Task directions
Copy out each line that includes the word "using".

· · ·

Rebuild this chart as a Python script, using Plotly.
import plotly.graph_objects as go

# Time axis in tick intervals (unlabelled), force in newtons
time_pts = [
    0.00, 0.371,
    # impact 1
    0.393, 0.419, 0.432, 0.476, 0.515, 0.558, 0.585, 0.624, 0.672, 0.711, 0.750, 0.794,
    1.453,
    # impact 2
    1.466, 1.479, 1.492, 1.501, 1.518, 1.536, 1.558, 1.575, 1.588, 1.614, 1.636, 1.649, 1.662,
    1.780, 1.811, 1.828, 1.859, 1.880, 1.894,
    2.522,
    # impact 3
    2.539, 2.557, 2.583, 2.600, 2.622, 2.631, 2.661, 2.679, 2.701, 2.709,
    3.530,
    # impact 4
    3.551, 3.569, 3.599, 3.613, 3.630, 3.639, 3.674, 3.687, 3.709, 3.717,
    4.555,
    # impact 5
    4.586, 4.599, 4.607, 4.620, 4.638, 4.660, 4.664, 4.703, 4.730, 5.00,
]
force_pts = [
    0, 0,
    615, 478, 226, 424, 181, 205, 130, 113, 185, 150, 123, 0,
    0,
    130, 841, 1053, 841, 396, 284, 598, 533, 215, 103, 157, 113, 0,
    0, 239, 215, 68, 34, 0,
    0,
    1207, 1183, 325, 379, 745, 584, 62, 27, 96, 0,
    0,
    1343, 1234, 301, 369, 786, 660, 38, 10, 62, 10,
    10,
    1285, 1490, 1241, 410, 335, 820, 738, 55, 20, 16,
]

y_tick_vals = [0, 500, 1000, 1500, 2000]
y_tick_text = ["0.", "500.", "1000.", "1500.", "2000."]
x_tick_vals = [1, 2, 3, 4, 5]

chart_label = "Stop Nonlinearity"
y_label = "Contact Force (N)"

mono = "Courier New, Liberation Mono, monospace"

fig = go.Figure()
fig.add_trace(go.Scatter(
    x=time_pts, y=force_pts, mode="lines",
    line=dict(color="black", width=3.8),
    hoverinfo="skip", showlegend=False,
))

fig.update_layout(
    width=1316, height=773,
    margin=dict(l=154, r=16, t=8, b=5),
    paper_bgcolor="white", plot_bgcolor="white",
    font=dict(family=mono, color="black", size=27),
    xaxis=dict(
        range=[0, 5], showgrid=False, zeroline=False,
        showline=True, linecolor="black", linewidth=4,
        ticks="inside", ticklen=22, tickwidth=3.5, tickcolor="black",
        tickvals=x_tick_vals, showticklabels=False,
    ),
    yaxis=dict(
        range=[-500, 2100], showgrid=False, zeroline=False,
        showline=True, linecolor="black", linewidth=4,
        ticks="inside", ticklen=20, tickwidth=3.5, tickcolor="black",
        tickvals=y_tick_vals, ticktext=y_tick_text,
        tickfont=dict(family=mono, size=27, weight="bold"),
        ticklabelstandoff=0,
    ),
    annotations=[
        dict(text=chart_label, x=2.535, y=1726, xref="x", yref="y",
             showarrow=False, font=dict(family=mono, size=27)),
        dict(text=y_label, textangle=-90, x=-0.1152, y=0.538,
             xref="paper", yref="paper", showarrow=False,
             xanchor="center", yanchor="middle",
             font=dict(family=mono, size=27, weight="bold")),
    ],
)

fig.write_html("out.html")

· · ·

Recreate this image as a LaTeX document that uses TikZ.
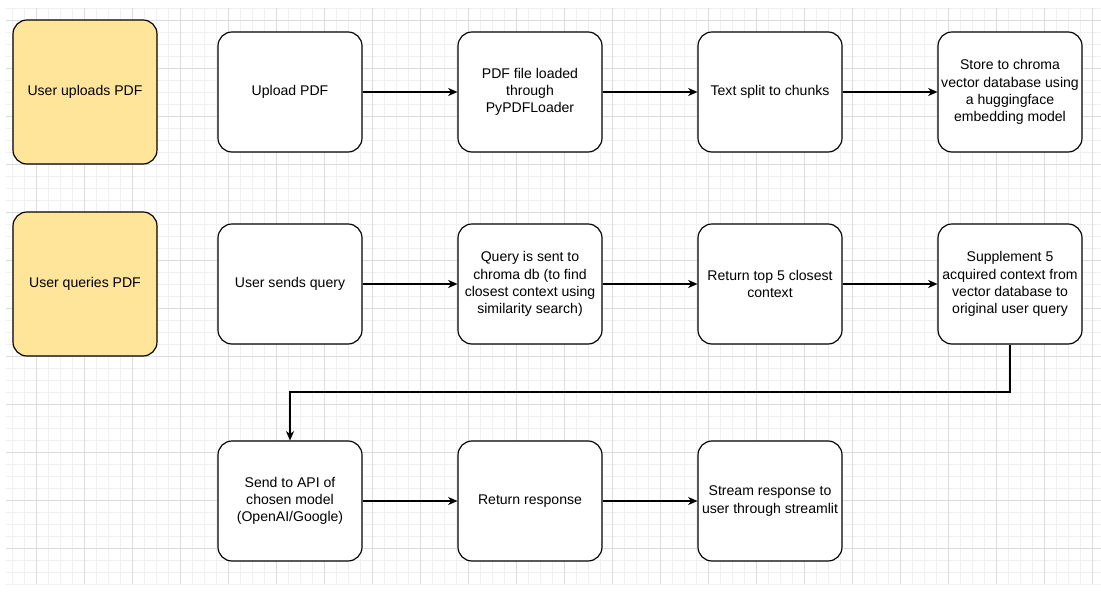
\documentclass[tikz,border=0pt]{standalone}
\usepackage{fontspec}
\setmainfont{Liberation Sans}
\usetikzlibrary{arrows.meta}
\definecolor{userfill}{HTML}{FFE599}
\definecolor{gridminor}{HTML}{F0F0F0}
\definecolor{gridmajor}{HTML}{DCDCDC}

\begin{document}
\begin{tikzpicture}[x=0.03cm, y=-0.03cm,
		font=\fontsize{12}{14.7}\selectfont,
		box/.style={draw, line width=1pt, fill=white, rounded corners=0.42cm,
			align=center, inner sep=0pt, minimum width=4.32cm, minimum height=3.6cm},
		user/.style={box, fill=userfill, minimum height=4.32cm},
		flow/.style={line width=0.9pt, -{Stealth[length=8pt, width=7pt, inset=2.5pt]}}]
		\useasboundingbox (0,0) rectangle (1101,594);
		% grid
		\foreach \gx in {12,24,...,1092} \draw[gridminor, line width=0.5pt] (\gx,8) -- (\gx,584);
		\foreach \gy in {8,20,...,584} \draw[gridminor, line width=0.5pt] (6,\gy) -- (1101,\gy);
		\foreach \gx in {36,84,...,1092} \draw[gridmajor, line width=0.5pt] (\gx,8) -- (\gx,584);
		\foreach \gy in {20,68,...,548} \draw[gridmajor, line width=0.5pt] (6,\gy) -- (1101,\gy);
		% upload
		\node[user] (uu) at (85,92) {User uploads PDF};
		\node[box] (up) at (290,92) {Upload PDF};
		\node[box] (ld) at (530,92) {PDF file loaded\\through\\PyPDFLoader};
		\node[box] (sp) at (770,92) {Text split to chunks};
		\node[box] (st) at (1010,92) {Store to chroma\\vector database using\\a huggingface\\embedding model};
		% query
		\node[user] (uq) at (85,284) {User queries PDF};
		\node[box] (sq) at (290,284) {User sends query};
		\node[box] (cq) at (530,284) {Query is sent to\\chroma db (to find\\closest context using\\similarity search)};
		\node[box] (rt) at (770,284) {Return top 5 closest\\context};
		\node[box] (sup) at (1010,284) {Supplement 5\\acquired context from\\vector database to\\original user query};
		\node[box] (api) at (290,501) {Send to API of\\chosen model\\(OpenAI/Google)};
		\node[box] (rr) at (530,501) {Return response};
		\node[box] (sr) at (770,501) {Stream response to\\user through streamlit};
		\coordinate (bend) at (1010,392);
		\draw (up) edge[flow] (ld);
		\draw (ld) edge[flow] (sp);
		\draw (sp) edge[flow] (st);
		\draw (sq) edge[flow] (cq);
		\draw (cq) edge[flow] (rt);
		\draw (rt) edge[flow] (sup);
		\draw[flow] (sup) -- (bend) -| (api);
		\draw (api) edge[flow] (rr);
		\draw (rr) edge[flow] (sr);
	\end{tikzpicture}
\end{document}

· · ·

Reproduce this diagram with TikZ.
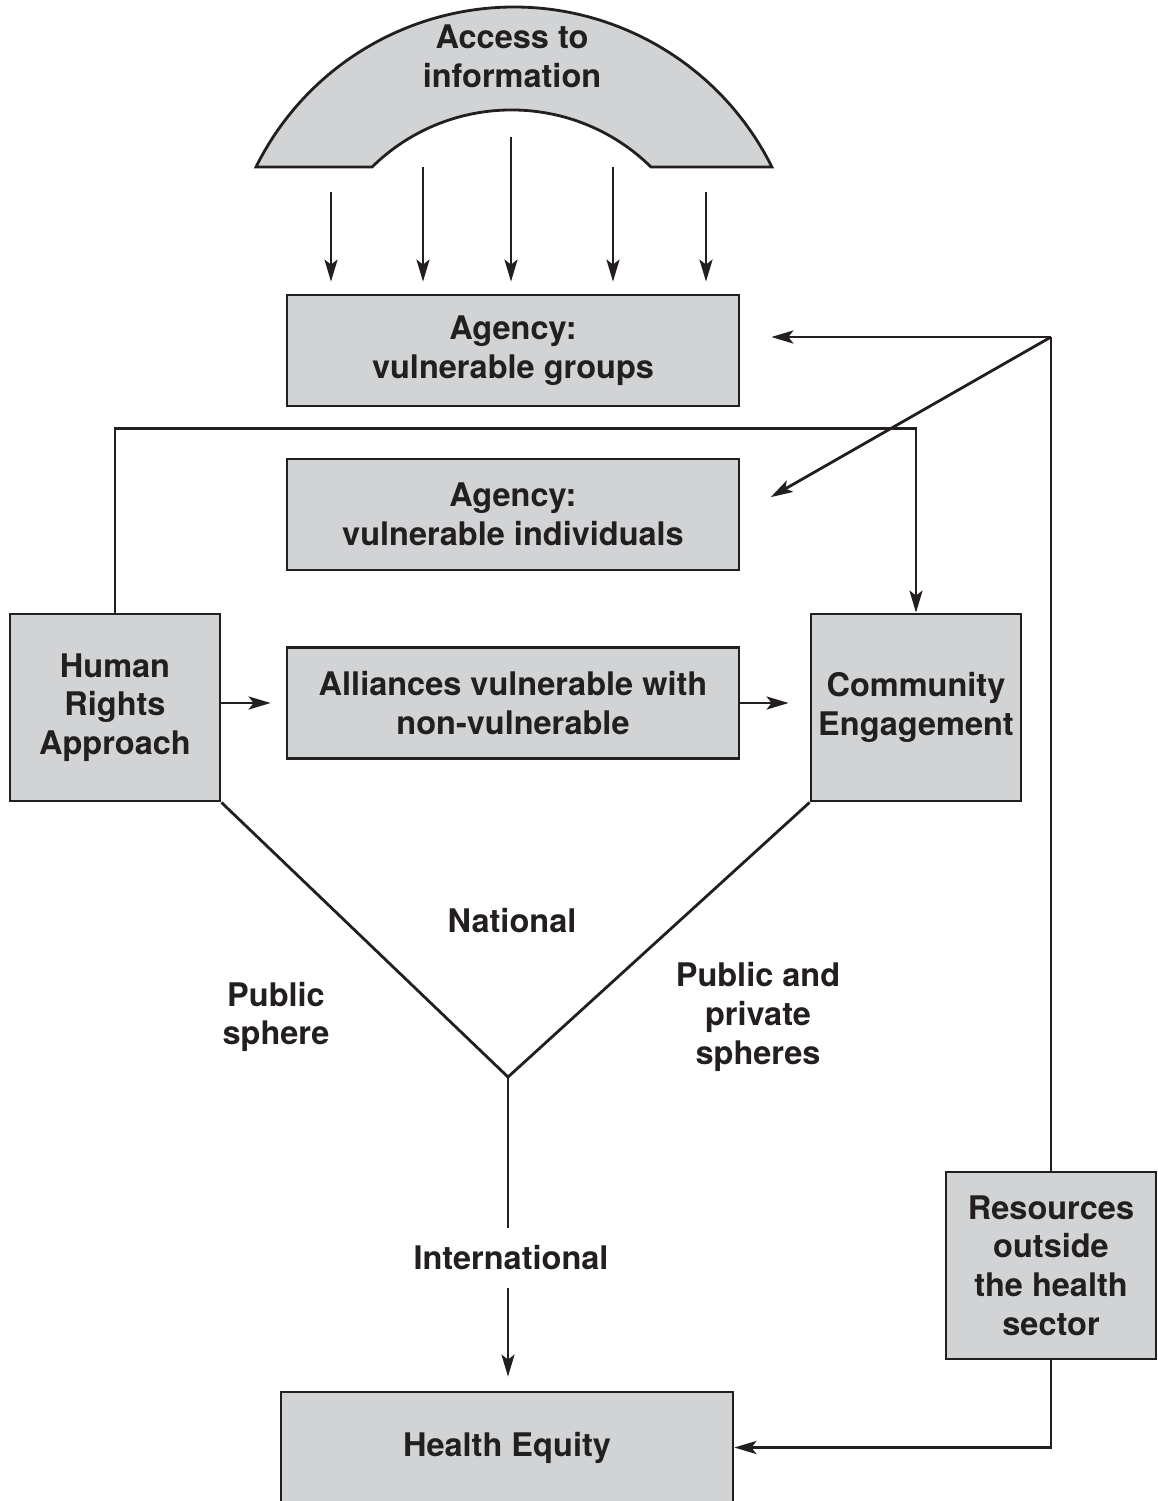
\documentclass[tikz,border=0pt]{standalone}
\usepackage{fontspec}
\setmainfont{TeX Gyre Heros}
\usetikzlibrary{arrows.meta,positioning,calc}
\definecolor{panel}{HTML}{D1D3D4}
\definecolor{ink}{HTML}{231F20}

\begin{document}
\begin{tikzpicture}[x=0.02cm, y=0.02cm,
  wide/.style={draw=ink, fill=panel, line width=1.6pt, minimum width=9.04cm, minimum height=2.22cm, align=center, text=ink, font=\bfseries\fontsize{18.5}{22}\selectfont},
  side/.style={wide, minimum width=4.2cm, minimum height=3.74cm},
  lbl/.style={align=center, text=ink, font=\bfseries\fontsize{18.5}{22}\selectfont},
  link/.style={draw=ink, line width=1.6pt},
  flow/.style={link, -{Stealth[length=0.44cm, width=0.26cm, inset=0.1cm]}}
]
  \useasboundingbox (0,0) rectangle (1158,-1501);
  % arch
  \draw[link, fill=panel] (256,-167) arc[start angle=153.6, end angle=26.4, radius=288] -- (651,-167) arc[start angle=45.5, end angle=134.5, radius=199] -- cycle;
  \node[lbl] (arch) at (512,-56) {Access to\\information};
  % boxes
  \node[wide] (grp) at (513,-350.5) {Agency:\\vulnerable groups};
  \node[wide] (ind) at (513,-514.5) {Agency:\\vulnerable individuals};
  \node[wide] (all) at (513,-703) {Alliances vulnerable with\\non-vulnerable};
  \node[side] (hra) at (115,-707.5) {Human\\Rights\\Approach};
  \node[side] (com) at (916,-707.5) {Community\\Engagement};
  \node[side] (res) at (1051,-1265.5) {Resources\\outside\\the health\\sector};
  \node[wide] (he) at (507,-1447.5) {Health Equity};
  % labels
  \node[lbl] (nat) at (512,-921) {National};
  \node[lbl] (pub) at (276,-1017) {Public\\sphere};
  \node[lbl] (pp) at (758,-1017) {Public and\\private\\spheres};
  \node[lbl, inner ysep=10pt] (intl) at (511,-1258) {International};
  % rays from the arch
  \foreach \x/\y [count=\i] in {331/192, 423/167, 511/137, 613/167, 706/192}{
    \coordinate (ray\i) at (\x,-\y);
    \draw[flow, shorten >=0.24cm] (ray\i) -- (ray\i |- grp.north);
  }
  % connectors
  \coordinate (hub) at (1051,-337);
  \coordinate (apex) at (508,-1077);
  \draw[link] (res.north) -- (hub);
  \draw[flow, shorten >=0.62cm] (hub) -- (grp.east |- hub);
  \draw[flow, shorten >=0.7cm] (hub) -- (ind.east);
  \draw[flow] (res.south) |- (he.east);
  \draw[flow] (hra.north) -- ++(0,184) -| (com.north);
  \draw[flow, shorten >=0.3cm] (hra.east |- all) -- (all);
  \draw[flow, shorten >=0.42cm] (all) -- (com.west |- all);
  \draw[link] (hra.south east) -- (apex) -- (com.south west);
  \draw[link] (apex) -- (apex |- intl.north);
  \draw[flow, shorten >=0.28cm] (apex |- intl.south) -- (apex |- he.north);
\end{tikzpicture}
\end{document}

· · ·

Solution to this task
Rebuild this chart as a Python script, using Plotly.
		\node[box] (st) at (1010,92) {Store to chroma\\vector database using\\a huggingface\\embedding model};
		\node[box] (cq) at (530,284) {Query is sent to\\chroma db (to find\\closest context using\\similarity search)};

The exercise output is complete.